_Exercise_
From the first line of the listing below, retype each line up to and including the one with "markeredgecolor=ec, markeredgewidth=1.2))"; pictures stay out.

_Recorded data_

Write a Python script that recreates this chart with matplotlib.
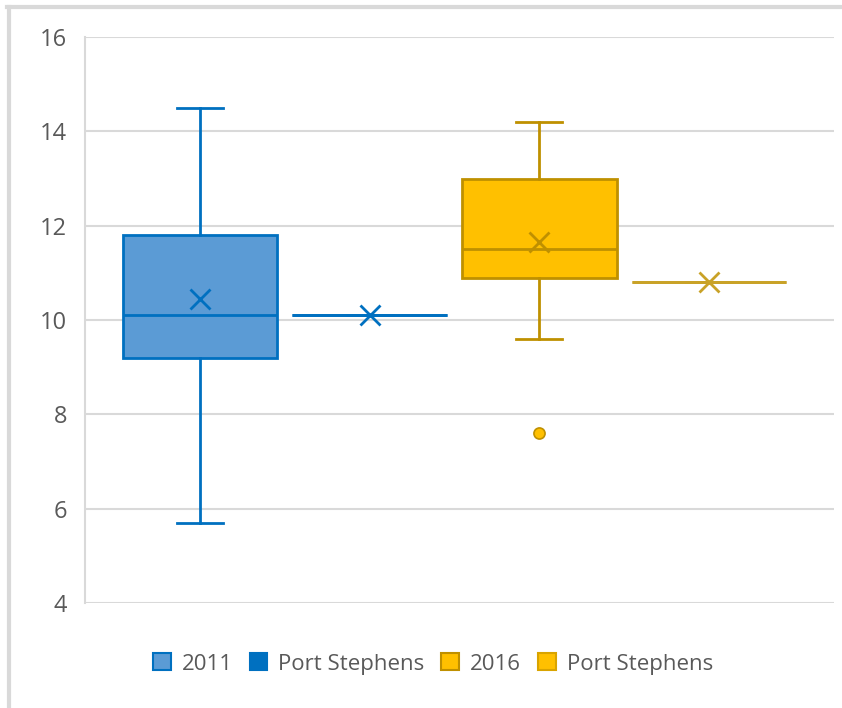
import matplotlib
matplotlib.use("Agg")
import matplotlib.pyplot as plt
from matplotlib.patches import Patch
from matplotlib.lines import Line2D

plt.rcParams['font.family'] = ['Open Sans', 'DejaVu Sans']

# Series names as they appear in the legend
series = ["2011", "Port Stephens", "2016", "Port Stephens"]

# Five-number summaries, means and outliers for each series
whislo = [5.7, 10.1, 9.6, 10.8]
q1 = [9.2, 10.1, 10.9, 10.8]
med = [10.1, 10.1, 11.5, 10.8]
q3 = [11.8, 10.1, 13.0, 10.8]
whishi = [14.5, 10.1, 14.2, 10.8]
means = [10.45, 10.1, 11.65, 10.8]
fliers = [[], [], [7.6], []]

yticks = [4, 6, 8, 10, 12, 14, 16]

face_colors = ["#5B9BD5", "#0070C0", "#FFC000", "#FFC000"]
edge_colors = ["#0070C0", "#0070C0", "#BF9000", "#C9A227"]
legend_edges = ["#0070C0", "#0070C0", "#BF9000", "#D9A400"]

W, H = 842, 708
fig = plt.figure(figsize=(W / 100, H / 100), dpi=100)
ax = fig.add_axes([85 / W, (H - 603) / H, 749 / W, 566 / H])

for i in range(len(series)):
    stats = [dict(whislo=whislo[i], q1=q1[i], med=med[i], q3=q3[i],
                  whishi=whishi[i], mean=means[i], fliers=fliers[i])]
    ec = edge_colors[i]
    ax.bxp(stats, positions=[i + 1], widths=0.91, patch_artist=True,
           showmeans=True, showfliers=True, capwidths=0.27,
           boxprops=dict(facecolor=face_colors[i], edgecolor=ec, linewidth=2),
           medianprops=dict(color=ec, linewidth=2),
           whiskerprops=dict(color=ec, linewidth=2),
           capprops=dict(color=ec, linewidth=2),
           meanprops=dict(marker='x', markersize=14, markeredgewidth=2,
                          markeredgecolor=ec, markerfacecolor=ec),
           flierprops=dict(marker='o', markersize=8, markerfacecolor=face_colors[i],
                           markeredgecolor=ec, markeredgewidth=1.2))

ax.set_xlim(0.322, 4.737)
ax.set_ylim(4, 16)
ax.set_yticks(yticks)
ax.set_yticklabels([str(t) for t in yticks])
ax.set_xticks([])
ax.tick_params(axis='y', length=0, pad=13, labelsize=17, labelcolor="#595959")
ax.grid(axis='y', color="#D9D9D9", linewidth=1.5, zorder=0)
ax.set_axisbelow(True)
for side in ["top", "right", "bottom"]:
    ax.spines[side].set_visible(False)
ax.spines["left"].set_color("#D9D9D9")
ax.spines["left"].set_linewidth(1.5)

handles = [Patch(facecolor=face_colors[i], edgecolor=legend_edges[i], linewidth=1.5)
           for i in range(len(series))]
fig.legend(handles, series, loc='center', bbox_to_anchor=(433 / W, (H - 664) / H),
           ncol=4, frameon=False, fontsize=16, labelcolor="#595959",
           handlelength=0.8, handleheight=0.8, handletextpad=0.5,
           columnspacing=0.75, borderaxespad=0)

# Chart-area frame (left and top edges)
fig.add_artist(Line2D([8.5 / W, 8.5 / W], [0, 1 - 6.5 / H], transform=fig.transFigure,
                      color="#D9D9D9", linewidth=3))
fig.add_artist(Line2D([7 / W, 1], [1 - 6.5 / H, 1 - 6.5 / H], transform=fig.transFigure,
                      color="#D9D9D9", linewidth=3))

fig.savefig("out.png", dpi=100)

_Solution to this task_
Write a Python script that recreates this chart with matplotlib.
import matplotlib
matplotlib.use("Agg")
import matplotlib.pyplot as plt
from matplotlib.patches import Patch
from matplotlib.lines import Line2D

plt.rcParams['font.family'] = ['Open Sans', 'DejaVu Sans']

# Series names as they appear in the legend
series = ["2011", "Port Stephens", "2016", "Port Stephens"]

# Five-number summaries, means and outliers for each series
whislo = [5.7, 10.1, 9.6, 10.8]
q1 = [9.2, 10.1, 10.9, 10.8]
med = [10.1, 10.1, 11.5, 10.8]
q3 = [11.8, 10.1, 13.0, 10.8]
whishi = [14.5, 10.1, 14.2, 10.8]
means = [10.45, 10.1, 11.65, 10.8]
fliers = [[], [], [7.6], []]

yticks = [4, 6, 8, 10, 12, 14, 16]

face_colors = ["#5B9BD5", "#0070C0", "#FFC000", "#FFC000"]
edge_colors = ["#0070C0", "#0070C0", "#BF9000", "#C9A227"]
legend_edges = ["#0070C0", "#0070C0", "#BF9000", "#D9A400"]

W, H = 842, 708
fig = plt.figure(figsize=(W / 100, H / 100), dpi=100)
ax = fig.add_axes([85 / W, (H - 603) / H, 749 / W, 566 / H])

for i in range(len(series)):
    stats = [dict(whislo=whislo[i], q1=q1[i], med=med[i], q3=q3[i],
                  whishi=whishi[i], mean=means[i], fliers=fliers[i])]
    ec = edge_colors[i]
    ax.bxp(stats, positions=[i + 1], widths=0.91, patch_artist=True,
           showmeans=True, showfliers=True, capwidths=0.27,
           boxprops=dict(facecolor=face_colors[i], edgecolor=ec, linewidth=2),
           medianprops=dict(color=ec, linewidth=2),
           whiskerprops=dict(color=ec, linewidth=2),
           capprops=dict(color=ec, linewidth=2),
           meanprops=dict(marker='x', markersize=14, markeredgewidth=2,
                          markeredgecolor=ec, markerfacecolor=ec),
           flierprops=dict(marker='o', markersize=8, markerfacecolor=face_colors[i],
                           markeredgecolor=ec, markeredgewidth=1.2))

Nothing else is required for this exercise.